There is a sterling defence of denominational education in the September 1906 issue, which is very interesting (and perhaps, to us today, surprising) in its choice of arguments:

"The aim, therefore, of Churchmen should be to make clear their ideal of Christian Education. Just as in secular matters, the aim of schooling was to teach a child to think clearly and broadly, to express itself fully and clearly, and to train its character as a citizen, so the aim of religious education was to make the child think fearlessly and broadly on religious subjects, to teach it a dignified and adequate expression (in prayer and worship) of its religious life, and to train it to be a loyal member of Christ's kingdom on earth. Education of thought was secured not merely by learning facts: the child is encouraged to ask questions, to learn to get to the bottom of things, and in the variety of lessons the mind is expanded to wider interest. In the same way, in religious things the child learns to meet intellectual difficulties in after life. A full teaching of an unmutilated creed, and the laying before the child of a broad survey of Christian faith as mapped out in the Church year was not possible with undenominational education. Education in religious expression was taught by familiarizing with the Services of the Church and storing the memory with hymns and Psalms which would, in after years, become hallowed by association."

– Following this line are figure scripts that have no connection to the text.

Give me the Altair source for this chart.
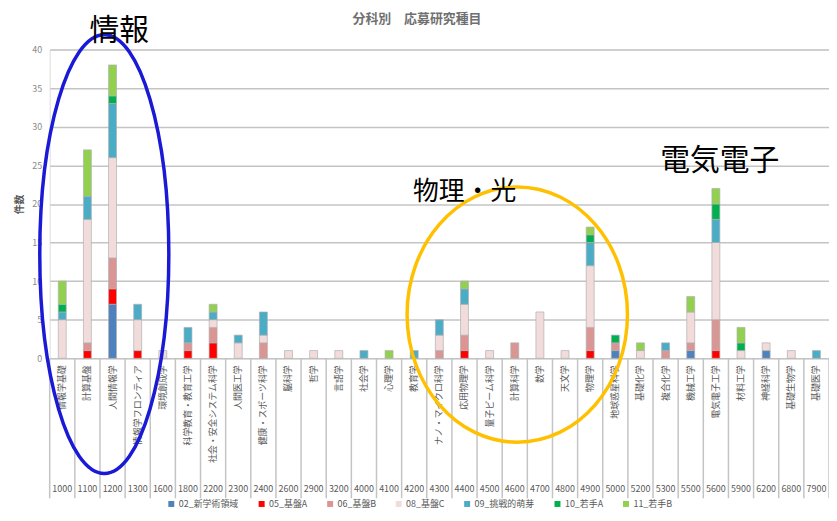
import altair as alt
import pandas as pd

# ---------------- data ----------------
codes = ["1000", "1100", "1200", "1300", "1600", "1800", "2200", "2300", "2400", "2600",
         "2900", "3200", "4000", "4100", "4200", "4300", "4400", "4500", "4600", "4700",
         "4800", "4900", "5000", "5200", "5300", "5500", "5600", "5900", "6200", "6800", "7900"]
names = ["情報学基礎", "計算基盤", "人間情報学", "情報学フロンティア", "環境創成学",
         "科学教育・教育工学", "社会・安全システム科学", "人間医工学", "健康・スポーツ科学", "脳科学",
         "哲学", "言語学", "社会学", "心理学", "教育学",
         "ナノ・マイクロ科学", "応用物理学", "量子ビーム科学", "計算科学", "数学",
         "天文学", "物理学", "地球惑星科学", "基礎化学", "複合化学",
         "機械工学", "電気電子工学", "材料工学", "神経科学", "基礎生物学", "基礎医学"]

types = ["02_新学術領域", "05_基盤A", "06_基盤B", "08_基盤C", "09_挑戦的萌芽", "10_若手A", "11_若手B"]
colors = ["#4F81BD", "#FF0000", "#D99694", "#F2DCDB", "#4BACC6", "#00B050", "#92D050"]

v02 = [0, 0, 7, 0, 0, 0, 0, 0, 0, 0, 0, 0, 0, 0, 0, 0, 0, 0, 0, 0, 0, 0, 1, 0, 0, 1, 0, 0, 1, 0, 0]
v05 = [0, 1, 2, 1, 0, 1, 2, 0, 0, 0, 0, 0, 0, 0, 0, 0, 1, 0, 0, 0, 0, 1, 0, 0, 0, 0, 1, 0, 0, 0, 0]
v06 = [0, 1, 4, 0, 0, 1, 2, 0, 2, 0, 0, 0, 0, 0, 0, 1, 2, 0, 2, 0, 0, 3, 1, 0, 1, 1, 4, 0, 0, 0, 0]
v08 = [5, 16, 13, 4, 1, 0, 1, 2, 1, 1, 1, 1, 0, 0, 0, 2, 4, 1, 0, 6, 1, 8, 0, 1, 0, 4, 10, 1, 1, 1, 0]
v09 = [1, 3, 7, 2, 0, 2, 1, 1, 3, 0, 0, 0, 1, 0, 1, 2, 2, 0, 0, 0, 0, 3, 0, 0, 1, 0, 3, 0, 0, 0, 1]
v10 = [1, 0, 1, 0, 0, 0, 0, 0, 0, 0, 0, 0, 0, 0, 0, 0, 0, 0, 0, 0, 0, 1, 1, 0, 0, 0, 2, 1, 0, 0, 0]
v11 = [3, 6, 4, 0, 0, 0, 1, 0, 0, 0, 0, 0, 0, 1, 0, 0, 1, 0, 0, 0, 0, 1, 0, 1, 0, 2, 2, 2, 0, 0, 0]
series = [v02, v05, v06, v08, v09, v10, v11]

y_ticks = [0, 5, 10, 15, 20, 25, 30, 35, 40]

chart_title = "分科別　応募研究種目"
y_title = "件数"
notes = ["情報", "物理・光", "電気電子"]

# ---------------- tables ----------------
rows = []
for k, (t, vals) in enumerate(zip(types, series)):
    for c, n, v in zip(codes, names, vals):
        if v > 0:
            rows.append({"code": c, "name": n, "type": t, "count": v, "ord": k})
df = pd.DataFrame(rows)
cats = pd.DataFrame({"code": codes, "name": names})
last = pd.DataFrame({"code": [codes[-1]]})

W, H = 785, 311
FONT = "Noto Sans CJK JP"
GRID = "#c4c4c4"
TXT = "#595959"

xenc = alt.X("code:N", sort=codes, axis=None,
             scale=alt.Scale(paddingInner=0, paddingOuter=0))

bars = alt.Chart(df).mark_bar(size=8, stroke="#b0b0b0", strokeWidth=0.7).encode(
    x=xenc,
    y=alt.Y("count:Q", stack="zero",
            scale=alt.Scale(domain=[0, 40]),
            axis=alt.Axis(values=y_ticks, title=y_title, grid=True, gridColor=GRID,
                          gridWidth=1.5, domain=False, ticks=False,
                          labelFontSize=9, labelColor="#8a8a8a", labelFont=FONT,
                          labelPadding=8, titleFont=FONT, titleFontSize=10,
                          titleColor=TXT, titleFontWeight="bold", titlePadding=7)),
    color=alt.Color("type:N", sort=types,
                    scale=alt.Scale(domain=types, range=colors),
                    legend=alt.Legend(title=None, orient="none", direction="horizontal",
                                      legendX=118, legendY=453, symbolType="square",
                                      symbolSize=36, symbolStrokeWidth=0,
                                      labelFontSize=9, labelColor=TXT, labelFont=FONT,
                                      columnPadding=18, labelOffset=3)),
    order=alt.Order("ord:Q", sort="ascending"),
)

seps = alt.Chart(cats).mark_rule(color=GRID, strokeWidth=1.5).encode(
    x=alt.X("code:N", sort=codes, axis=None, bandPosition=0),
    y=alt.value(H), y2=alt.value(H + 141),
)
sep_end = alt.Chart(last).mark_rule(color=GRID, strokeWidth=1.5).encode(
    x=alt.X("code:N", sort=codes, axis=None, bandPosition=1),
    y=alt.value(H), y2=alt.value(H + 141),
)

name_txt = alt.Chart(cats).mark_text(angle=270, align="right", baseline="middle",
                                      fontSize=9, color=TXT, font=FONT).encode(
    x=xenc, y=alt.value(H + 7), text="name:N")

code_txt = alt.Chart(cats).mark_text(fontSize=9, color=TXT, font=FONT, baseline="middle").encode(
    x=xenc, y=alt.value(H + 132), text="code:N")

title_txt = alt.Chart(pd.DataFrame({"t": [chart_title]})).mark_text(
    fontSize=13, color="#707070", font=FONT, fontWeight="bold", baseline="middle").encode(
    x=alt.value(370), y=alt.value(-31), text="t:N")


def ellipse_path(rx, ry):
    k = 0.5523
    a, b = rx, ry
    return (f"M {a} 0 C {a} {b*k} {a*k} {b} 0 {b} "
            f"C {-a*k} {b} {-a} {b*k} {-a} 0 "
            f"C {-a} {-b*k} {-a*k} {-b} 0 {-b} "
            f"C {a*k} {-b} {a} {-b*k} {a} 0 Z")


ann_df = pd.DataFrame({"a": [0]})
blue_ell = alt.Chart(ann_df).mark_point(
    shape=ellipse_path(65 / 221, 1), size=442 ** 2, filled=False,
    stroke="#1a1ad6", strokeWidth=3.5, opacity=1).encode(
    x=alt.value(55), y=alt.value(206))
orange_ell = alt.Chart(ann_df).mark_point(
    shape=ellipse_path(111 / 128.5, 1), size=257 ** 2, filled=False,
    stroke="#FFC000", strokeWidth=3.5, opacity=1).encode(
    x=alt.value(471), y=alt.value(267))

note_df = pd.DataFrame({"t": notes})
note1 = alt.Chart(note_df[note_df.t == notes[0]]).mark_text(
    fontSize=30, color="black", font=FONT, baseline="middle").encode(
    x=alt.value(70), y=alt.value(-19), text="t:N")
note2 = alt.Chart(note_df[note_df.t == notes[1]]).mark_text(
    fontSize=26, color="black", font=FONT, baseline="middle").encode(
    x=alt.value(418), y=alt.value(144), text="t:N")
note3 = alt.Chart(note_df[note_df.t == notes[2]]).mark_text(
    fontSize=30, color="black", font=FONT, baseline="middle").encode(
    x=alt.value(675), y=alt.value(112), text="t:N")

chart = alt.layer(
    seps, sep_end, bars, name_txt, code_txt, title_txt,
    blue_ell, orange_ell, note1, note2, note3
).properties(
    width=W, height=H,
    autosize=alt.AutoSizeParams(type="none"),
    padding={"left": 42, "top": 40, "right": 0, "bottom": 154},
).configure_view(stroke=None).configure(font=FONT)

chart.save("out.html", embed_options={"renderer": "svg", "actions": False})
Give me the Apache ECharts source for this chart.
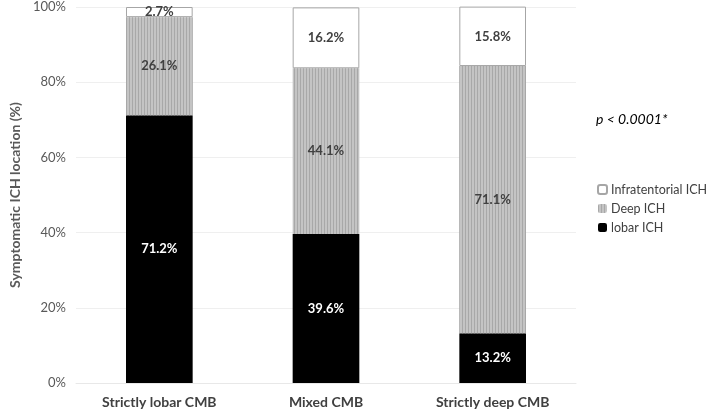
<!DOCTYPE html>
<html><head><meta charset="utf-8">
<script src="https://cdn.jsdelivr.net/npm/echarts@6/dist/echarts.min.js"></script>
<style>html,body{margin:0;padding:0;background:#fff}#c{width:708px;height:414px}</style>
</head><body><div id="c"></div>
<script>
var categories = ['Strictly lobar CMB', 'Mixed CMB', 'Strictly deep CMB'];
var lobarICH = [71.2, 39.6, 13.2];
var deepICH = [26.1, 44.1, 71.1];
var infraICH = [2.7, 16.2, 15.8];
var yTicks = [0, 20, 40, 60, 80, 100];

var FONT = 'Lato';
var chart = echarts.init(document.getElementById('c'), null, {renderer: 'canvas'});
function lbl(color) {
  return {show: true, position: 'inside', color: color, fontFamily: FONT, fontWeight: 'bold', fontSize: 13,
    formatter: function (p) { return p.value.toFixed(1) + '%'; }};
}
chart.setOption({
  animation: false,
  textStyle: {fontFamily: FONT},
  grid: {left: 73, right: 132, top: 7, bottom: 31},
  legend: {
    orient: 'vertical', left: 592, top: 178, itemWidth: 9, itemHeight: 9, itemGap: 6,
    textStyle: {fontFamily: FONT, fontSize: 12.5, color: '#404040', padding: [0, 0, 0, -1]},
    data: ['Infratentorial ICH', 'Deep ICH', 'lobar ICH']
  },
  graphic: [{type: 'text', left: 596, top: 112, style: {text: 'p < 0.0001*', fontFamily: FONT, fontStyle: 'italic', fontSize: 14, fill: '#000'}}],
  xAxis: {
    type: 'category', data: categories,
    axisLine: {show: true, lineStyle: {color: '#e8e8e8'}}, axisTick: {show: false},
    axisLabel: {fontFamily: FONT, fontWeight: 'bold', fontSize: 14, color: '#404040', margin: 12}
  },
  yAxis: {
    type: 'value', min: 0, max: 100, interval: 20,
    name: 'Symptomatic ICH location (%)', nameLocation: 'middle', nameGap: 54,
    nameTextStyle: {fontFamily: FONT, fontSize: 14, fontWeight: 'bold', color: '#595959'},
    axisLabel: {fontFamily: FONT, fontSize: 13, color: '#595959', margin: 10,
      formatter: function (v) { return yTicks.indexOf(v) >= 0 ? v + '%' : ''; }},
    splitLine: {lineStyle: {color: '#efefef'}}, axisLine: {show: false}, axisTick: {show: false}
  },
  series: [
    {name: 'lobar ICH', type: 'bar', stack: 's', data: lobarICH, barWidth: '40%',
      itemStyle: {color: '#000'}, label: lbl('#fff')},
    {name: 'Deep ICH', type: 'bar', stack: 's', data: deepICH,
      itemStyle: {color: '#c4c4c4', decal: {symbol: 'rect', symbolSize: 1, dashArrayX: [1, 2], dashArrayY: [10, 0], color: '#a8a8a8', rotation: 0}},
      label: lbl('#404040')},
    {name: 'Infratentorial ICH', type: 'bar', stack: 's', data: infraICH,
      itemStyle: {color: '#fff', borderColor: '#a6a6a6', borderWidth: 1}, label: lbl('#404040')}
  ]
});
</script></body></html>
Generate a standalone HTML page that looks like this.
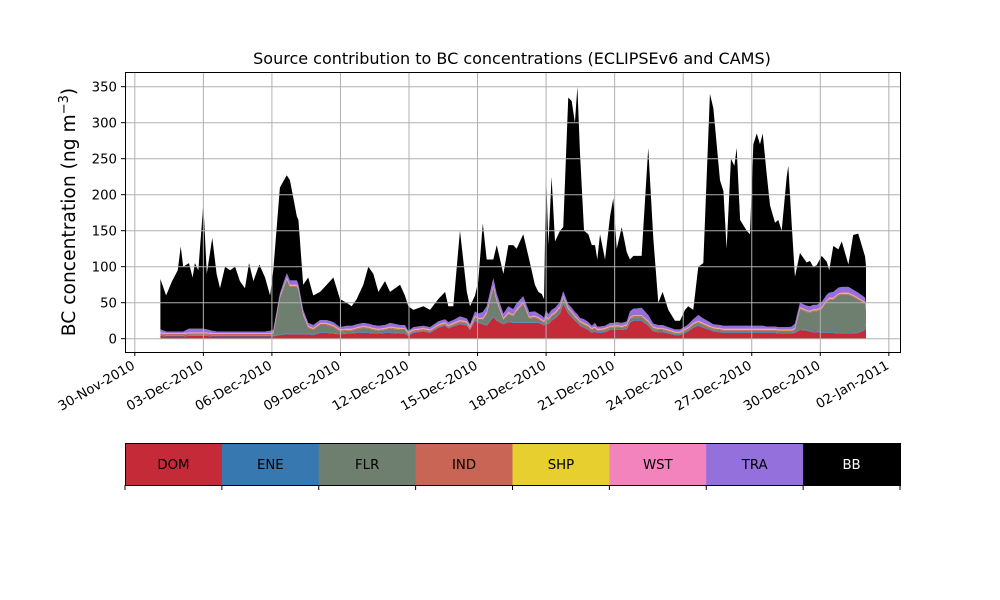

How interesting that denominational education is here defended as leading towards freedom and indpendence of mind, rather than away from it! But how insightful, too!

I could quote and quote and quote; and, indeed, I have every intention of blogging more selections from these magazines. But I think it is inevitable that I should finish on a grimmer note; I think that anybody, turning the pages of this magazine, would turn to the War numbers with a morbid compulsion, curious to see how the shadow of World War fell upon the quiet life of Harpenden.

It is sobering indeed to read how the very real virtues of these people-- their sense of duty, patriotism and nobility-- impelled them, along with their countrymen, to rush to the support of the flag in this most questionable of causes. In the February 1915 issue, Reverend Kean M. Pitt writes:

"I am glad that the list of those who have joined the Army from Harpenden still swells. Though at present the crucial question "Why did you not join?" may possibly be evaded or ignored, it must surely be realised that it is no light matter thus to be interrogated; nor is it a question that will die out with the coming of peace. As long as the young man lives the question will present itself directly and indirectly, it will ever be sounding in the inner consciousness of the man, "Why did you not join?" Good for that man, if he is of suitable age, if he is able to give to himself and his countrymen a real honest and valid reason. If not, I do not envy the life of the man who without real tangible reason, evaded the present call upon his manhood".

Oh Lord, may the good Christian people of Harpenden, every one of the names mentioned in the pages of these magazines, find their way to the eternal banquet!